# Your goal
Each line that holds the word "drawn" is to be identified and copied.
===== Dataset section
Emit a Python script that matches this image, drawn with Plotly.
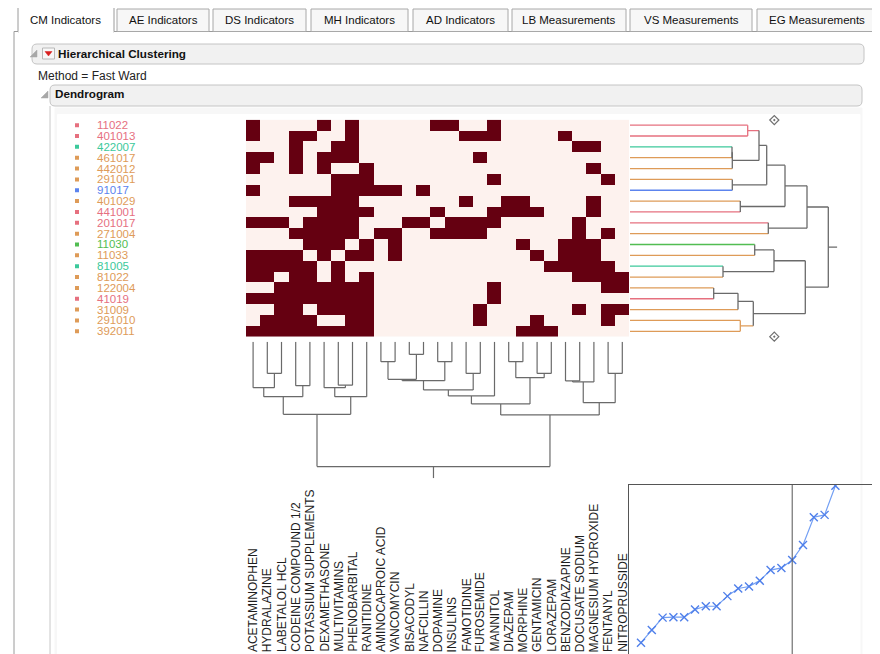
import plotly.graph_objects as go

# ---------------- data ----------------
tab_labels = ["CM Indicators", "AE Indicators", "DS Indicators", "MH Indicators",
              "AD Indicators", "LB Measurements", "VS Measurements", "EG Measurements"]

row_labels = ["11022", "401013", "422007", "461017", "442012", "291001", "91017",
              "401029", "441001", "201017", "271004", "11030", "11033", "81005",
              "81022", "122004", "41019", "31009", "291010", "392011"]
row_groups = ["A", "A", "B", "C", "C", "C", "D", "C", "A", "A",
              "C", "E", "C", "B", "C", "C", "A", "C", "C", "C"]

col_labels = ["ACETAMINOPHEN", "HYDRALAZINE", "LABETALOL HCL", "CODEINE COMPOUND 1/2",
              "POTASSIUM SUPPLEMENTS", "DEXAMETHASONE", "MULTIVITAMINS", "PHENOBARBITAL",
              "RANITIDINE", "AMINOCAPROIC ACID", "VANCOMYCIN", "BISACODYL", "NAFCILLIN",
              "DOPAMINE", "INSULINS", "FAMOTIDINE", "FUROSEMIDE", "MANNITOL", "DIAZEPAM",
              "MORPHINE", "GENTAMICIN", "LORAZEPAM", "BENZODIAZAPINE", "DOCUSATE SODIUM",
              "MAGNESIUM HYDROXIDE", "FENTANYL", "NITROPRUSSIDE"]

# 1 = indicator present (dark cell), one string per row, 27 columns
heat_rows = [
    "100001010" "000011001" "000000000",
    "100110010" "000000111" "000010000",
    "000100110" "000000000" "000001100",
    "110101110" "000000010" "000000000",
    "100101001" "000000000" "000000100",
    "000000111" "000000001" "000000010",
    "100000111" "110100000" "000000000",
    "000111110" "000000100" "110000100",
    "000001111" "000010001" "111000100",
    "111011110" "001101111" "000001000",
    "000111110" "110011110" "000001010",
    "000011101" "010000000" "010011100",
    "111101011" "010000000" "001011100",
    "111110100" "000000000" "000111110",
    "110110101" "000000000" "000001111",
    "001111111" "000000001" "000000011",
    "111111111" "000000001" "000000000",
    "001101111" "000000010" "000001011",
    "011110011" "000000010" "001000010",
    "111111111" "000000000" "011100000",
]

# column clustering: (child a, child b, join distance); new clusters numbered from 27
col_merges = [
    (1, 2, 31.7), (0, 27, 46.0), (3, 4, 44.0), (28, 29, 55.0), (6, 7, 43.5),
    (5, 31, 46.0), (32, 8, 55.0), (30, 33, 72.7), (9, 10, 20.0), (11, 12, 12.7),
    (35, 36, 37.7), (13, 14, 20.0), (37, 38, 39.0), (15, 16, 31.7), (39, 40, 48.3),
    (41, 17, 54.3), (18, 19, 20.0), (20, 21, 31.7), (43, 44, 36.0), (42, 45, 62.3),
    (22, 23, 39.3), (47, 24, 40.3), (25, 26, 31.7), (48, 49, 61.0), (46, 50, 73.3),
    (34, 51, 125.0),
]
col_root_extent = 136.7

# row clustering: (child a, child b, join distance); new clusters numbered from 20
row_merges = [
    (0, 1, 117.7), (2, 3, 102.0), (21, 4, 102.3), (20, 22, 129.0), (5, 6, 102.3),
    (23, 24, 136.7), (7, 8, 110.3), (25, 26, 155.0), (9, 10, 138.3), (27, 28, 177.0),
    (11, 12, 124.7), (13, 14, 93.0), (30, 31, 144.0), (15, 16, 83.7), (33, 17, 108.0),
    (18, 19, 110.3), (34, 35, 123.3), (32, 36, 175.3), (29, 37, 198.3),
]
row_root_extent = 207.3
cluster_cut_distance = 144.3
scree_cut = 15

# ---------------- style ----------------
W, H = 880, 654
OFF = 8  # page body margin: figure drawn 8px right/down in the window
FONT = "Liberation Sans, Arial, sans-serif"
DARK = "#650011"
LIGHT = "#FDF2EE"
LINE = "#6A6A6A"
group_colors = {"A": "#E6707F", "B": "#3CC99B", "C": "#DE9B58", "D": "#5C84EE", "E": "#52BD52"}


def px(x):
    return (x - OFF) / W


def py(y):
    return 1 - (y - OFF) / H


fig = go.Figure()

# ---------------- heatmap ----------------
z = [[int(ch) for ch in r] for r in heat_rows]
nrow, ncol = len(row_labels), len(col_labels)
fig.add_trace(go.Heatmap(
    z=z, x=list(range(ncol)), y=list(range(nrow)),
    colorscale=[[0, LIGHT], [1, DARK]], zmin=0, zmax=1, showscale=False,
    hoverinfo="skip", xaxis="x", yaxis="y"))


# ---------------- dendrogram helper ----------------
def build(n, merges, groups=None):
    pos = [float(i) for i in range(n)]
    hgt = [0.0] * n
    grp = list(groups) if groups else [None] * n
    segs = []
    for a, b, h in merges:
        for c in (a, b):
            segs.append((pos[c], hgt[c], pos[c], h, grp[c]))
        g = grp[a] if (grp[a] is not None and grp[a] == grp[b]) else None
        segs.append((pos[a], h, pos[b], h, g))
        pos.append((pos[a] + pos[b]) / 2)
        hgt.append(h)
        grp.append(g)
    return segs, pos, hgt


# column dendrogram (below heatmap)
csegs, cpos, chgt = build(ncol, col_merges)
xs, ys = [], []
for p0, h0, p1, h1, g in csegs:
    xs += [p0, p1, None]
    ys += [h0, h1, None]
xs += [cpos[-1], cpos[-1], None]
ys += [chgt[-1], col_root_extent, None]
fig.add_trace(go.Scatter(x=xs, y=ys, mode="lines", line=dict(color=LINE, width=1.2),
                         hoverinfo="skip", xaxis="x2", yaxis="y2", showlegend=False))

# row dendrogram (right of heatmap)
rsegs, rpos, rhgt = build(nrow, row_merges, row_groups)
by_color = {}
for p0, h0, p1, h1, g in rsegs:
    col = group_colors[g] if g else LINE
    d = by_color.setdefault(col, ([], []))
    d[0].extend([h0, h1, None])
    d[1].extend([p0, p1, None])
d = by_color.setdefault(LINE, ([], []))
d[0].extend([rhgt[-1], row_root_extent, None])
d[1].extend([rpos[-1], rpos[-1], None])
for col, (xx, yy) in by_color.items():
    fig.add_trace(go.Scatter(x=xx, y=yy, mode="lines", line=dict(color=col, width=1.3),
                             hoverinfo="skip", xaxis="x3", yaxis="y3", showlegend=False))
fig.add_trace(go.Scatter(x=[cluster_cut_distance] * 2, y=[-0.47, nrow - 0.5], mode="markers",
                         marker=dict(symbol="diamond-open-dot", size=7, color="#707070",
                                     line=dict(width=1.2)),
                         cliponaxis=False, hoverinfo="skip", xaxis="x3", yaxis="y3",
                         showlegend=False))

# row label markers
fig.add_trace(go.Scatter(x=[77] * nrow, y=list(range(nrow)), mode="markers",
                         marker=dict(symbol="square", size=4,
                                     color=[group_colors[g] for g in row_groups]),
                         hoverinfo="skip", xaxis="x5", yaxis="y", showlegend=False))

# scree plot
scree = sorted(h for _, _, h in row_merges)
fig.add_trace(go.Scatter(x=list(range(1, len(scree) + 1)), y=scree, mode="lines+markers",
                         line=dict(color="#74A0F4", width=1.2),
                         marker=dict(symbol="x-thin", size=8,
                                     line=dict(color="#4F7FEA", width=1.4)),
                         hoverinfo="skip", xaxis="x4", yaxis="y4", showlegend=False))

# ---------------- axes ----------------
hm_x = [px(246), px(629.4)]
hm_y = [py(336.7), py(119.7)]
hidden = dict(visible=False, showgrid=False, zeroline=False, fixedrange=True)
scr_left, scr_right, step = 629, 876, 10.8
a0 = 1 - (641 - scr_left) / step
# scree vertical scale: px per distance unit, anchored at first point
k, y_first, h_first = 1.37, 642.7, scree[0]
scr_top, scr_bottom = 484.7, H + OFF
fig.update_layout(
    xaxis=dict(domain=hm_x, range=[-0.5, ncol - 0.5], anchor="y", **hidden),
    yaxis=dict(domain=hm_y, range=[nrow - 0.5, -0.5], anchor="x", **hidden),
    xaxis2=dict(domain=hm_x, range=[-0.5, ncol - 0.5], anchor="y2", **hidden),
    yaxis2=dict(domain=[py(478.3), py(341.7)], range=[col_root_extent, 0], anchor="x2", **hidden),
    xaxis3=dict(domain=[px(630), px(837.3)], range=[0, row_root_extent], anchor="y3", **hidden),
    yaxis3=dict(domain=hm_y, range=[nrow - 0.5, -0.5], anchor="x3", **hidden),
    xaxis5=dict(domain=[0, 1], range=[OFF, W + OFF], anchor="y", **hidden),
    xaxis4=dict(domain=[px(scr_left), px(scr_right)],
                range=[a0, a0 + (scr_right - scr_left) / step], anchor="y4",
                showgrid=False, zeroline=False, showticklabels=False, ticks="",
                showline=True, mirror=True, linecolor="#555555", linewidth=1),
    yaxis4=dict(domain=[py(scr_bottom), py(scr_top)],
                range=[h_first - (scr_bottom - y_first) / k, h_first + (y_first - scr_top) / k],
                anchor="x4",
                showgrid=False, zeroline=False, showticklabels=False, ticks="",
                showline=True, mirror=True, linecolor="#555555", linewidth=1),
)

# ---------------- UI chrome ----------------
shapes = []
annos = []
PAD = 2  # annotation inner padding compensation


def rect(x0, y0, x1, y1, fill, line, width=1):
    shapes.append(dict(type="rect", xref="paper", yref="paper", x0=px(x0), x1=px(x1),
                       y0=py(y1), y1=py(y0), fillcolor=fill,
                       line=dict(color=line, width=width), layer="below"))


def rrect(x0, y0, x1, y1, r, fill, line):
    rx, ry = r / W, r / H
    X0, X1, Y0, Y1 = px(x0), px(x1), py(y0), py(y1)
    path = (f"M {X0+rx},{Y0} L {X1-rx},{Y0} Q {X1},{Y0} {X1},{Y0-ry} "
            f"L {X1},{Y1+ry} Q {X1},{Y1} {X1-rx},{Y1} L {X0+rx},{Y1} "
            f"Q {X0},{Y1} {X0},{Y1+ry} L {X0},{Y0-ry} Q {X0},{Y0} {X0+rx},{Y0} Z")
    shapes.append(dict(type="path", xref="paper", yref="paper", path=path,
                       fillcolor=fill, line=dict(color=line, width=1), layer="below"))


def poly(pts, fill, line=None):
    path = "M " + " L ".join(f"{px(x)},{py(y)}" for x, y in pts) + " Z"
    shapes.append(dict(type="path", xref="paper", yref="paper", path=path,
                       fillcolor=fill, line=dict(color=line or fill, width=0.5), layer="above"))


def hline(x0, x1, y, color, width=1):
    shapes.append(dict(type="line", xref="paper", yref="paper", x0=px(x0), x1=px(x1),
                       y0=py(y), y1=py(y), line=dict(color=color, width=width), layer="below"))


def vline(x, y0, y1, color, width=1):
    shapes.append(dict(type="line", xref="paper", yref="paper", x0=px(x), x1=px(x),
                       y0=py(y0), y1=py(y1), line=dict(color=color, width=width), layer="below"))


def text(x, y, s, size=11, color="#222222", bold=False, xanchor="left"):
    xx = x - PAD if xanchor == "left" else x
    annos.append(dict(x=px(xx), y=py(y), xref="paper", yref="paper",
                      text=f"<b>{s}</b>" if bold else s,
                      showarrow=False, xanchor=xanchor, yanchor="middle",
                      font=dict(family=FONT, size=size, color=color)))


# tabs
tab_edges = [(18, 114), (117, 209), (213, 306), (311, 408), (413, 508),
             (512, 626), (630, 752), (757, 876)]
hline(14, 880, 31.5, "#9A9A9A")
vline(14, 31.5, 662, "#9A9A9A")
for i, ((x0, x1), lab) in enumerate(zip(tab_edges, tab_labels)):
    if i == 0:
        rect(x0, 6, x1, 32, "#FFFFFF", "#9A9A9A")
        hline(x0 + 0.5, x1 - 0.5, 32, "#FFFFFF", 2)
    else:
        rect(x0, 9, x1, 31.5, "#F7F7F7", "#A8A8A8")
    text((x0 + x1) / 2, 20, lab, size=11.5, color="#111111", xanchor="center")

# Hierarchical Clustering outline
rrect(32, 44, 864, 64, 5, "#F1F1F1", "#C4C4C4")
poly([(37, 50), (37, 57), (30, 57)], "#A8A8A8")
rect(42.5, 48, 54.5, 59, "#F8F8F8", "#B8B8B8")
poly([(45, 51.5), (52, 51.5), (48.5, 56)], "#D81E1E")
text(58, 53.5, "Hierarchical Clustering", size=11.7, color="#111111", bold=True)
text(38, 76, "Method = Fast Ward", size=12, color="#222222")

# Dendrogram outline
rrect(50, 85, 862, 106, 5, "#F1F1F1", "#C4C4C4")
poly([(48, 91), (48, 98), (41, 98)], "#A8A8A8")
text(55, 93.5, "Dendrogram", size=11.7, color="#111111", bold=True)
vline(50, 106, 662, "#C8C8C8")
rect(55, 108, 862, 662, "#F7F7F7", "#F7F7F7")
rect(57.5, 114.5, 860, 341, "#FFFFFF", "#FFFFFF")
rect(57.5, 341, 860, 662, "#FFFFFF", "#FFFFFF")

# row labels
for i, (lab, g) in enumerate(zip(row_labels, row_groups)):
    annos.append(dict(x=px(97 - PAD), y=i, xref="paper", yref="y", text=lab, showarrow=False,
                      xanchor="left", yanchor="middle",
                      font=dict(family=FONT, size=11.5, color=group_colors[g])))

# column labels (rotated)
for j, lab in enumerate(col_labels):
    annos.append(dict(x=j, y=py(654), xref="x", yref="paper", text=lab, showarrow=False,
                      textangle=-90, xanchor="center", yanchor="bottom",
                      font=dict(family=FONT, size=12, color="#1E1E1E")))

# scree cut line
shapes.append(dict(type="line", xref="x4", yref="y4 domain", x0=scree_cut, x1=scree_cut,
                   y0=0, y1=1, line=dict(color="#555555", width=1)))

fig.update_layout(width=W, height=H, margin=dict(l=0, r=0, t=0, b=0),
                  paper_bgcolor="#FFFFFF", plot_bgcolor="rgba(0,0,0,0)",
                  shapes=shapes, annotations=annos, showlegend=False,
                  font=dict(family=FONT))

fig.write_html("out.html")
==========
# Exercise solution
Emit a Python script that matches this image, drawn with Plotly.
OFF = 8  # page body margin: figure drawn 8px right/down in the window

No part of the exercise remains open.